CC: Do the tricks come first or the comedy?
DS: The entertainment. I have a rule in the show. Something amazing or funny must happen at least every 60 seconds or less. Expect a minimum of 60 laughs or gasps in the show.
CC: How does the new show compare to last year?
DS: This year’s show is the show I would have liked last year’s show to be, if I’d had the budget, the space and the equipment. If I was a band, last year was the demo I made in my bedroom, this is the first studio album. The really popular bits of last year are still there (although everything has been given a makeover), and there are some incredible new things. Plus there’s video, interactive screens and a live cameraman. Oh and a brand new give away trick.

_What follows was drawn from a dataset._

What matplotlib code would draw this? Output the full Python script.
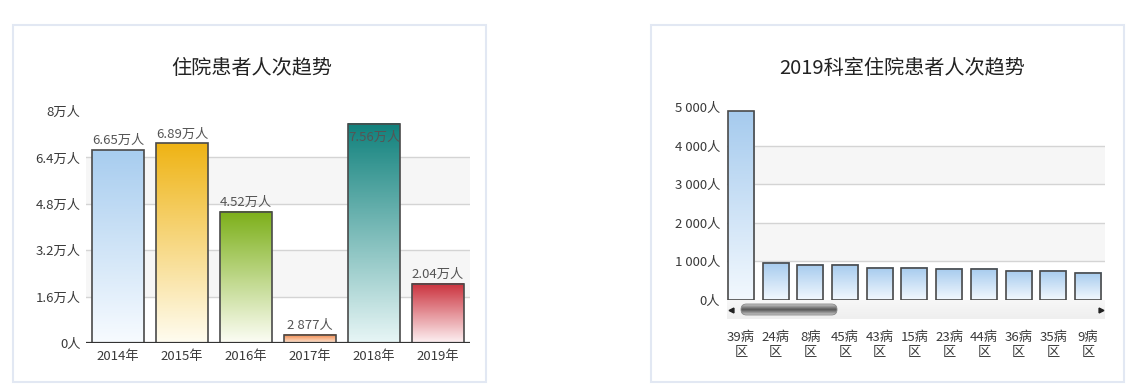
import numpy as np
import matplotlib.pyplot as plt
from matplotlib.patches import Rectangle, FancyBboxPatch
from matplotlib.colors import LinearSegmentedColormap

plt.rcParams['font.family'] = ['Noto Sans CJK SC', 'DejaVu Sans']

# left chart data (people)
years = ['2014年', '2015年', '2016年', '2017年', '2018年', '2019年']
year_counts = [66500, 68900, 45200, 2877, 75600, 20400]
year_colors = [('#a8cdef', '#f7fbff'), ('#efb416', '#fffcef'), ('#7db01a', '#fcfdf4'),
               ('#f08444', '#fde6d6'), ('#12827d', '#e6f5f5'), ('#cb323d', '#fdf0f2')]
left_ticks = [0, 16000, 32000, 48000, 64000, 80000]

# right chart data
wards = ['39病\n区', '24病\n区', '8病\n区', '45病\n区', '43病\n区', '15病\n区',
         '23病\n区', '44病\n区', '36病\n区', '35病\n区', '9病\n区']
ward_counts = [4890, 960, 910, 910, 830, 830, 810, 810, 760, 760, 710]
right_ticks = [0, 1000, 2000, 3000, 4000, 5000]

W, H = 1126, 389
fig = plt.figure(figsize=(W / 100, H / 100), dpi=100)


def fx(px):
    return px / W


def fy(py):
    return 1 - py / H


def wan(v):
    if v == 0:
        return '0人'
    s = f'{v / 10000:.2f}'.rstrip('0').rstrip('.')
    return s + '万人'


def grouped(v):
    return f'{v:,}'.replace(',', ' ') + '人'


def gradient_bars(ax, bars, colors):
    grad = np.linspace(1, 0, 64).reshape(-1, 1)
    for b, (top, bottom) in zip(bars, colors):
        cmap = LinearSegmentedColormap.from_list('g', [bottom, top])
        x0, w, h = b.get_x(), b.get_width(), b.get_height()
        ax.imshow(grad, cmap=cmap, extent=[x0, x0 + w, 0, h], aspect='auto',
                  zorder=2, interpolation='bilinear')


def style_axis(ax, ticks, ymax, fmt, pad):
    for s in ax.spines.values():
        s.set_visible(False)
    ax.set_ylim(0, ymax)
    ax.set_yticks(ticks)
    ax.set_yticklabels([fmt(t) for t in ticks], fontsize=9.5, color='#3a3a3a')
    ax.tick_params(axis='both', length=0)
    ax.tick_params(axis='y', pad=pad)
    for i in range(1, len(ticks) - 1):
        ax.axhline(ticks[i], color='#d4d4d4', lw=1, zorder=1)
        if i % 2 == 1:
            ax.axhspan(ticks[i], ticks[i + 1], color='#f6f6f6', lw=0, zorder=0)


# panel frames
for x0, x1 in [(13, 486), (651, 1124)]:
    fig.patches.append(Rectangle((fx(x0), fy(382)), fx(x1 - x0), (382 - 25) / H,
                                 transform=fig.transFigure, fill=False,
                                 edgecolor='#e2e8f3', lw=1.5))

fig.text(fx(252), fy(68), '住院患者人次趋势', ha='center', va='center', fontsize=14.5, color='#222')
fig.text(fx(902), fy(68), '2019科室住院患者人次趋势', ha='center', va='center', fontsize=14.5, color='#222')

# ---- left chart
ax1 = fig.add_axes([fx(86), fy(343), fx(384), 232 / H])
xs = np.arange(len(years))
bars = ax1.bar(xs, year_counts, width=0.8, facecolor='none', edgecolor='#4a4a4a', lw=1.2, zorder=3)
gradient_bars(ax1, bars, year_colors)
style_axis(ax1, left_ticks, 80000, wan, 4)
ax1.axhline(0, color='#333', lw=1.6, zorder=4)
ax1.set_xlim(-0.5, len(years) - 0.5)
ax1.set_xticks(xs)
ax1.set_xticklabels(years, fontsize=9.5, color='#3a3a3a')
ax1.tick_params(axis='x', pad=5)
for x, v in zip(xs, year_counts):
    label = wan(v) if v >= 10000 else grouped(v)
    if v > 0.93 * 80000:
        ax1.annotate(label, (x, v), xytext=(0, -5), textcoords='offset points',
                     ha='center', va='top', fontsize=9.5, color='#555', zorder=5)
    else:
        ax1.annotate(label, (x, v), xytext=(0, 2), textcoords='offset points',
                     ha='center', va='bottom', fontsize=9.5, color='#555', zorder=5)

# ---- right chart
ax2 = fig.add_axes([fx(727), fy(300), fx(378), 193 / H])
xs2 = np.arange(len(wards))
bars2 = ax2.bar(xs2, ward_counts, width=0.75, facecolor='none', edgecolor='#4a4a4a', lw=1.2, zorder=3)
gradient_bars(ax2, bars2, [('#a6cbee', '#f2f8fe')] * len(wards))
style_axis(ax2, right_ticks, 5000, grouped, 5)
ax2.set_xlim(-0.40, 10.49)
ax2.set_xticks(xs2)
ax2.set_xticklabels(wards, fontsize=9.5, color='#3a3a3a', linespacing=1.25)
ax2.tick_params(axis='x', pad=22)

# scrollbar under the right chart
sb = fig.add_axes([fx(727), fy(319), fx(378), 19 / H])
sb.set_xlim(0, 378)
sb.set_ylim(0, 19)
sb.axis('off')
track = np.linspace(0, 1, 32).reshape(-1, 1)
sb.imshow(track, cmap=LinearSegmentedColormap.from_list('t', ['#f7f7f7', '#efefef']),
          extent=[0, 378, 0, 19], aspect='auto', zorder=0)
thumb = FancyBboxPatch((14, 4), 96, 11, boxstyle='round,pad=0,rounding_size=5.5',
                       facecolor='none', edgecolor='#888', lw=0.6, zorder=3)
sb.add_patch(thumb)
shade = np.abs(np.linspace(-1, 1, 32)).reshape(-1, 1)
im = sb.imshow(shade, cmap=LinearSegmentedColormap.from_list('s', ['#5a5a5a', '#c8c8c8']),
               extent=[14, 110, 4, 15], aspect='auto', zorder=2)
im.set_clip_path(thumb)
sb.plot([4], [9.5], marker='<', ms=3.5, color='#222')
sb.plot([374], [9.5], marker='>', ms=3.5, color='#222')

fig.savefig('out.png', dpi=100)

CC: I know you said you don’t feel part of the ‘magic scene’ at the Fringe, but are there any other magic or mind reading acts you particularly rate?
DS: I think Barry & Stuart, Piff The Magic Dragon and Pete Firman are probably the three best comedy magic acts in the country. Wonderful, wonderful acts.
CC: You tweet quite prolifically about your Edinburgh experience … the planning, the worries, how things are going. Does your audience follow this and, if so, does it change your relationship with audience members at the show?
DS: I really hope so. I think this is a point of difference between my show and many magic shows. My show is all about sharing with the audience, rather than simply “how great I am”. I’ve always really liked that ‘breaking down the barriers’ ethic that The Libertines had. I guess I’m trying to do that. But without the burglary and self destruction.
CC: What is planned post Edinburgh this year?
DS: Immediately after Edinburgh I am playing two nights at The Freedom Festival in Hull, I’m planning yet another tour, and I’ll start working in earnest on 2013′s Edinburgh show. I’ve already got the title and concept. It’ll be picking up where this year’s show leaves off. It’s called: ‘I Can Make You A Mentalist’. I’m excited!
Doug Segal performed ‘How to Read Minds And Influence People’ at Gilded Balloon Teviot at Fringe 2012.